Culture Club(bed)
Most people who know me know I don’t watch a lot of television. The fact that I know Jimmy got kicked off “Hell’s Kitchen” last week is pure coincidence, I promise.
I live in San Francisco, and I don’t have cable. For all you non-San Franciscans, that means I pick up a whopping total of five channels, audio AND video. And that’s on a good day.
But this isn’t about TV. Well, not directly.
I add myself to the 1.3 million nightly viewers of The Daily Show, though I’m entirely at the mercy of the clips the show makes available on their Web site.
Last week, Jon Stewart had a guest on his show who really struck a chord with me. His name is Bernard Goldberg, and he’s the author of 100 People Who Are Screwing Up America (And Al Franken Is #37), a book that takes a detailed look at what’s ruining our republic.

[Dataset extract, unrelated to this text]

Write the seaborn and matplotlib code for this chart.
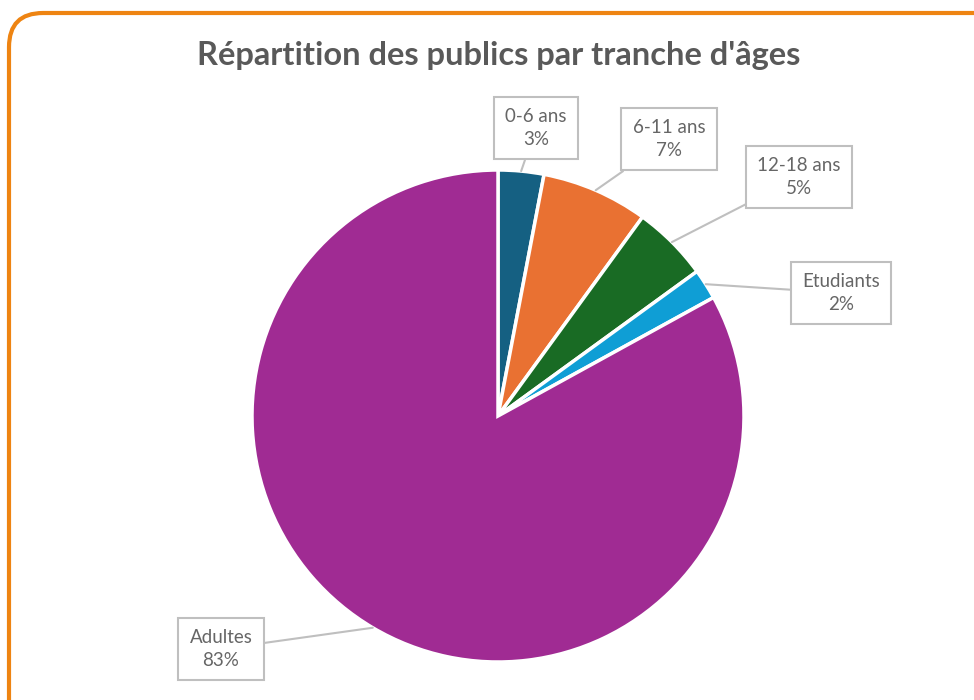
import numpy as np
import matplotlib.pyplot as plt
import seaborn as sns
from matplotlib.patches import FancyBboxPatch

sns.set_theme(style="white")
plt.rcParams['font.family'] = ['Lato', 'DejaVu Sans']

# Data
categories = ['0-6 ans', '6-11 ans', '12-18 ans', 'Etudiants', 'Adultes']
values = [3, 7, 5, 2, 83]
colors = ['#156082', '#E97132', '#196B24', '#0F9ED5', '#A02B93']

# label box centres, in pixels of the 974x700 picture
label_px = [(536, 128), (669, 139), (799, 177), (841, 293), (221, 649)]

W, H = 974, 700
cx, cy, R = 498, 416, 246


def to_data(px, py):
    return (px - cx) / R, (cy - py) / R


fig = plt.figure(figsize=(W / 100, H / 100), dpi=100)
fig.patch.set_facecolor('white')

# orange rounded frame
frame = FancyBboxPatch((9 / W, -0.05), 1.2, (H - 13) / H + 0.05,
                       boxstyle="round,pad=0,rounding_size=0.035",
                       transform=fig.transFigure, fill=False,
                       edgecolor='#EE8412', linewidth=3, mutation_aspect=W / H)
fig.patches.append(frame)

ax = fig.add_axes([0, 0, 1, 1])

wedges, _ = ax.pie(values, colors=colors, startangle=90, counterclock=False,
                   radius=1, wedgeprops=dict(edgecolor='white', linewidth=2.5))

# pie() resets the limits, so set them afterwards
ax.set_xlim(-cx / R, (W - cx) / R)
ax.set_ylim((cy - H) / R, cy / R)
ax.set_aspect('equal')
ax.axis('off')

for w, cat, val, pos in zip(wedges, categories, values, label_px):
    ang = np.deg2rad((w.theta1 + w.theta2) / 2)
    tip = (np.cos(ang), np.sin(ang))
    ax.annotate(f"{cat}\n{val}%", xy=tip, xytext=to_data(*pos),
                ha='center', va='center', fontsize=13.5, color='#666666',
                linespacing=1.45,
                bbox=dict(boxstyle='square,pad=0.6', fc='white', ec='#BFBFBF', lw=1.5),
                arrowprops=dict(arrowstyle='-', color='#BFBFBF', lw=1.5,
                                shrinkA=0, shrinkB=0))

fig.text(499 / W, 1 - 55 / H, "Répartition des publics par tranche d'âges",
         ha='center', va='center', fontsize=23.5, fontweight='bold', color='#595959')

fig.savefig('out.png', dpi=100)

Early in the interview, Stewart says of the book, “First of all, thank you. To have a handy guide to America’s 100 enemies …” Who knows, maybe the sarcasm is lost on Goldberg, who replies, “Yeah.”
Stewart goes on, cheapening Goldberg’s thesis by saying, “It’s like one of those bar games … where you sit around going, ‘You know who I hate?’”
Goldberg’s defense, “No, that wasn’t … that wasn’t it. There’s a serious part to the book, and I hope, I hope people find part of it funny” is beyond pathetic.
“A lot of people out there, and I bet a lot of people in this audience, have noticed that we have gotten angrier in the culture, we’ve gotten nastier, we’ve gotten more vulgar.”
A minute later, Goldberg further elucidates his argument. “I don’t think that liberals anymore than conservatives want to sit around during the family hour with their kids and watch a show that has one cheesy sex joke after another. I mean, I’m not the Church Lady … I don’t care what people say.” Then, to stave off Stewart’s obvious opening, he says “Don’t do it, c’mon.” Goldberg’s discomfort is now apparent. He goes on, “… the people who seem to care most about the environment somehow seem not to think that the cultural environment is all that important.”
You know what, Bernard? You’re right. I for one could care less, and it’s not a matter of “Change the channel” if you don’t like it. Not for me.
Stewart makes a point I strongly agree with. “This always seems like a red herring argument to me. People always say this, ‘The culture is getting more crass.’”
Stewart didn’t mention Lenny Bruce, Richard Pryor, and George Carlin, to name just a few recent examples of people who’ve been accused of “screwing up the country,” an interesting choice of words in and of itself.
As Stewart says, “The culture war seems fake … most everyone in your book is powerless … but there is a larger issue of people in power creating problems, not Barbra Streisand on her blog. So much focus is on culture, and so little is on government and the real seats of power … in Washington, transparency is the real issue. And I wish smart guys like you spend more time, not worrying about Barbra Streisand, but worrying about, you know, Richard Perle, Karl Rove, or whoever the Democrats would’ve had in that position during the Clinton years.“
Modern America is too complex, too connected (yet somehow also isolated), too full of contradictions to spend time worrying about wardrobe malfunctions, “curse” words, and purple dinosaurs. And, c’mon, every generation pushes the boundaries of the last.
There’s a war going on, remember? A couple of wars, really. There’s a grand jury investigation of the current administration going on. We’ve still got record budget deficits, trade deficits, and no agreement for how to fix Social Security. I can handle a couple of epithets by some nitwits in suburbia with a show on public access cable. I’m more concerned with who’s really running the show.